**Problem to work on:**
Your task is to retype the lines from the opening of the material through the line that includes "ErrorBar, ReferenceLine, CartesianGrid". Do not copy the pictures.

====================

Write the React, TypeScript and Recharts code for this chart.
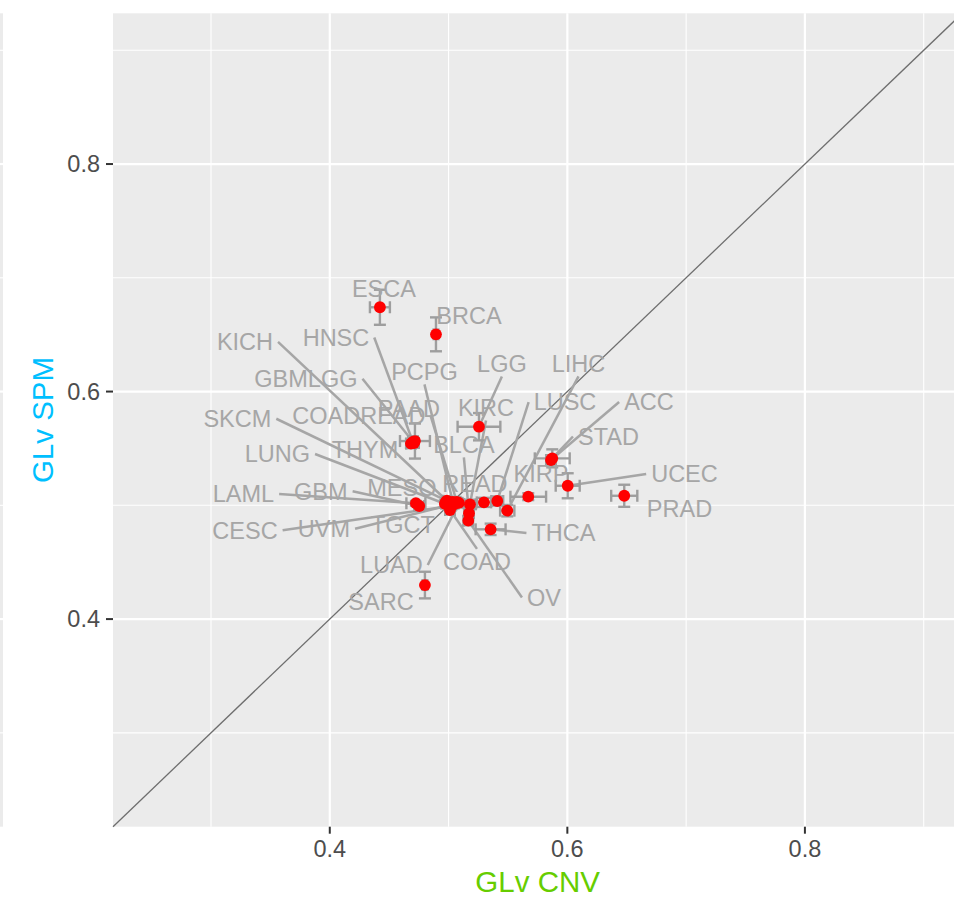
import React from 'react';
import { ScatterChart, Scatter, XAxis, YAxis, ErrorBar, ReferenceLine, CartesianGrid } from 'recharts';

// ---- data ----
const cancerTypes = [
  'ACC', 'BLCA', 'BRCA', 'CESC', 'COAD', 'COADREAD', 'ESCA', 'GBM', 'GBMLGG', 'HNSC', 'KICH',
  'KIRC', 'KIRP', 'LAML', 'LGG', 'LIHC', 'LUAD', 'LUNG', 'LUSC', 'MESO', 'OV', 'PAAD',
  'PCPG', 'PRAD', 'READ', 'SARC', 'SKCM', 'STAD', 'TGCT', 'THCA', 'THYM', 'UCEC', 'UVM',
];
const glvCnv = [
  0.5862, 0.5172, 0.4894, 0.5028, 0.5012, 0.5070, 0.4422, 0.4753, 0.4709, 0.4700, 0.4986,
  0.5180, 0.5671, 0.4725, 0.5256, 0.5494, 0.5087, 0.4969, 0.5410, 0.4978, 0.5166, 0.4717,
  0.5036, 0.6479, 0.5298, 0.4801, 0.5003, 0.5873, 0.4995, 0.5354, 0.4683, 0.6003, 0.5053,
];
const glvSpm = [
  0.5398, 0.4930, 0.6503, 0.4996, 0.4959, 0.5031, 0.6741, 0.4994, 0.5548, 0.5557, 0.5040,
  0.5009, 0.5076, 0.5018, 0.5691, 0.4953, 0.5022, 0.5014, 0.5038, 0.5031, 0.4865, 0.5565,
  0.5031, 0.5084, 0.5026, 0.4299, 0.5031, 0.5413, 0.5005, 0.4789, 0.5543, 0.5172, 0.5014,
];
const glvCnvErr = [
  0.004, 0.004, 0.002, 0.003, 0.004, 0.003, 0.0084, 0.004, 0.004, 0.004, 0.003,
  0.005, 0.015, 0.008, 0.018, 0.006, 0.003, 0.003, 0.005, 0.003, 0.004, 0.0126,
  0.003, 0.011, 0.006, 0.002, 0.003, 0.0147, 0.003, 0.0126, 0.004, 0.0101, 0.003,
];
const glvSpmErr = [
  0.004, 0.004, 0.0149, 0.003, 0.004, 0.003, 0.0154, 0.003, 0.004, 0.005, 0.003,
  0.004, 0.003, 0.002, 0.012, 0.005, 0.003, 0.003, 0.004, 0.003, 0.004, 0.0154,
  0.003, 0.0097, 0.004, 0.0117, 0.003, 0.0079, 0.003, 0.005, 0.004, 0.011, 0.003,
];
// repelled label positions (data units)
const labelCnv = [
  0.6687, 0.5129, 0.5172, 0.3286, 0.5239, 0.4245, 0.4456, 0.3925, 0.3799, 0.4052, 0.3286,
  0.5315, 0.5778, 0.3273, 0.5449, 0.6094, 0.4519, 0.3559, 0.5980, 0.4607, 0.5803, 0.4666,
  0.4797, 0.6944, 0.5222, 0.4431, 0.3222, 0.6346, 0.4616, 0.5967, 0.4296, 0.6986, 0.3951,
];
const labelSpm = [
  0.5908, 0.5530, 0.6664, 0.4780, 0.4508, 0.5791, 0.6906, 0.5123, 0.6113, 0.6475, 0.6436,
  0.5855, 0.5275, 0.5099, 0.6242, 0.6242, 0.4475, 0.5451, 0.5908, 0.5152, 0.4190, 0.5849,
  0.6172, 0.4970, 0.5187, 0.4154, 0.5761, 0.5605, 0.4827, 0.4757, 0.5486, 0.5275, 0.4794,
];
const xTicks = [0.4, 0.6, 0.8];
const yTicks = [0.4, 0.6, 0.8];
const majorBreaks = [0.4, 0.6, 0.8];
const minorBreaks = [0.3, 0.5, 0.7, 0.9];
const axisLimits: [number, number] = [0.2175, 0.9325];

// ---- layout / style ----
const FONT = '"Liberation Sans", Arial, Helvetica, sans-serif';
const CHART_W = 980;
const CHART_H = 900;
const MARGIN = { top: 13.3, right: 17.7, bottom: 0, left: 0 };
const Y_AXIS_W = 113;
const X_AXIS_H = 73.3;
const PLOT_W = CHART_W - MARGIN.left - MARGIN.right - Y_AXIS_W;
const PLOT_H = CHART_H - MARGIN.top - MARGIN.bottom - X_AXIS_H;
const SPAN = axisLimits[1] - axisLimits[0];
const PX_X = PLOT_W / SPAN;
const PX_Y = PLOT_H / SPAN;
const LABEL_FS = 23.5;
const CAP = 0.716;
const PANEL = '#EBEBEB';
const LABEL_COL = '#A6A6A6';
const ERR_COL = '#9E9E9E';

let ctx: CanvasRenderingContext2D | null = null;
const textWidth = (s: string) => {
  if (!ctx && typeof document !== 'undefined') ctx = document.createElement('canvas').getContext('2d');
  if (!ctx) return s.length * LABEL_FS * 0.66;
  ctx.font = `${LABEL_FS}px "Liberation Sans", Arial, sans-serif`;
  return ctx.measureText(s).width;
};

const points = cancerTypes.map((name, i) => ({
  name, x: glvCnv[i], y: glvSpm[i], ex: glvCnvErr[i], ey: glvSpmErr[i],
}));
const labels = cancerTypes.map((name, i) => ({ name, x: labelCnv[i], y: labelSpm[i] }));

// ggrepel-like leader segments: from label box edge to the data point
const segments = cancerTypes
  .map((name, i) => {
    const dx = (glvCnv[i] - labelCnv[i]) * PX_X;
    const dy = -(glvSpm[i] - labelSpm[i]) * PX_Y;
    const hw = textWidth(name) / 2;
    const hh = (CAP * LABEL_FS) / 2;
    let sx = 0;
    let sy = 0;
    if (Math.abs(dx) > 0.6 * Math.abs(dy)) sx = Math.sign(dx) * (hw + 5);
    else sy = Math.sign(dy) * (hh + 4);
    if (Math.hypot(dx - sx, dy - sy) < 24) return null;
    return {
      name,
      seg: [
        { x: labelCnv[i] + sx / PX_X, y: labelSpm[i] - sy / PX_Y },
        { x: glvCnv[i], y: glvSpm[i] },
      ],
    };
  })
  .filter(Boolean) as { name: string; seg: { x: number; y: number }[] }[];

const PointShape = (p: any) => <circle cx={p.cx} cy={p.cy} r={5.9} fill="#FF0000" />;
const LabelShape = (p: any) => (
  <text
    x={p.cx}
    y={p.cy + (CAP * LABEL_FS) / 2}
    textAnchor="middle"
    fontSize={LABEL_FS}
    fontFamily={FONT}
    fill={LABEL_COL}
  >
    {p.payload.name}
  </text>
);

const XTitle = (props: any) => {
  const vb = props.viewBox || {};
  return (
    <text x={vb.x + vb.width / 2} y={891.5} textAnchor="middle" fontSize={29.5} fontFamily={FONT} fill="#66CD00">
      GLv CNV
    </text>
  );
};
const YTitle = (props: any) => {
  const vb = props.viewBox || {};
  const cy = vb.y + vb.height / 2;
  return (
    <text
      transform={`translate(53, ${cy}) rotate(-90)`}
      textAnchor="middle"
      fontSize={29.5}
      fontFamily={FONT}
      fill="#00BFFF"
    >
      GLv SPM
    </text>
  );
};

const sliverLines = [...majorBreaks.map((v) => ({ v, w: 2.2 })), ...minorBreaks.map((v) => ({ v, w: 1.1 }))];

export default function App() {
  return (
    <div style={{ position: 'absolute', left: 0, top: 0, width: 954, height: 900, overflow: 'hidden', background: '#fff' }}>
      <svg width={3} height={CHART_H} style={{ position: 'absolute', left: 0, top: 0 }}>
        <rect x={0} y={MARGIN.top} width={3} height={PLOT_H} fill={PANEL} />
        {sliverLines.map((l) => (
          <line key={l.v} x1={0} x2={3} y1={MARGIN.top + (axisLimits[1] - l.v) * PX_Y} y2={MARGIN.top + (axisLimits[1] - l.v) * PX_Y} stroke="#fff" strokeWidth={l.w} />
        ))}
      </svg>
      <div style={{ position: 'absolute', left: 0, top: 0 }}>
        <ScatterChart width={CHART_W} height={CHART_H} margin={MARGIN}>
          <CartesianGrid horizontal={false} vertical={false} fill={PANEL} zIndex={-300} />
          {minorBreaks.map((v) => (
            <ReferenceLine key={`mx${v}`} x={v} stroke="#FFFFFF" strokeWidth={1.1} zIndex={-250} />
          ))}
          {minorBreaks.map((v) => (
            <ReferenceLine key={`my${v}`} y={v} stroke="#FFFFFF" strokeWidth={1.1} zIndex={-250} />
          ))}
          {majorBreaks.map((v) => (
            <ReferenceLine key={`Mx${v}`} x={v} stroke="#FFFFFF" strokeWidth={2.2} zIndex={-240} />
          ))}
          {majorBreaks.map((v) => (
            <ReferenceLine key={`My${v}`} y={v} stroke="#FFFFFF" strokeWidth={2.2} zIndex={-240} />
          ))}
          <ReferenceLine
            segment={[{ x: axisLimits[0], y: axisLimits[0] }, { x: axisLimits[1], y: axisLimits[1] }]}
            stroke="#6E6E6E"
            strokeWidth={1.3}
            zIndex={-200}
          />
          {segments.map((s) => (
            <ReferenceLine key={`seg${s.name}`} segment={s.seg} stroke={LABEL_COL} strokeWidth={2.5} zIndex={-100} />
          ))}
          <XAxis
            type="number"
            dataKey="x"
            domain={axisLimits}
            ticks={xTicks}
            allowDataOverflow
            height={X_AXIS_H}
            axisLine={false}
            tickLine={{ stroke: '#333333', strokeWidth: 2 }}
            tickSize={7}
            tickMargin={7}
            tick={{ fill: '#4D4D4D', fontSize: 23.5, fontFamily: FONT }}
            tickFormatter={(v: number) => v.toFixed(1)}
            label={XTitle}
          />
          <YAxis
            type="number"
            dataKey="y"
            domain={axisLimits}
            ticks={yTicks}
            allowDataOverflow
            width={Y_AXIS_W}
            axisLine={false}
            tickLine={{ stroke: '#333333', strokeWidth: 2 }}
            tickSize={7}
            tickMargin={6}
            tick={{ fill: '#4D4D4D', fontSize: 23.5, fontFamily: FONT }}
            tickFormatter={(v: number) => v.toFixed(1)}
            label={YTitle}
          />
          <Scatter data={points} shape={PointShape} isAnimationActive={false} zIndex={600}>
            <ErrorBar dataKey="ex" direction="x" width={6} stroke={ERR_COL} strokeWidth={2.4} isAnimationActive={false} />
            <ErrorBar dataKey="ey" direction="y" width={6} stroke={ERR_COL} strokeWidth={2.4} isAnimationActive={false} />
          </Scatter>
          <Scatter data={labels} shape={LabelShape} isAnimationActive={false} zIndex={700} />
        </ScatterChart>
      </div>
    </div>
  );
}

====================

**Output of the task:**
Write the React, TypeScript and Recharts code for this chart.
import React from 'react';
import { ScatterChart, Scatter, XAxis, YAxis, ErrorBar, ReferenceLine, CartesianGrid } from 'recharts';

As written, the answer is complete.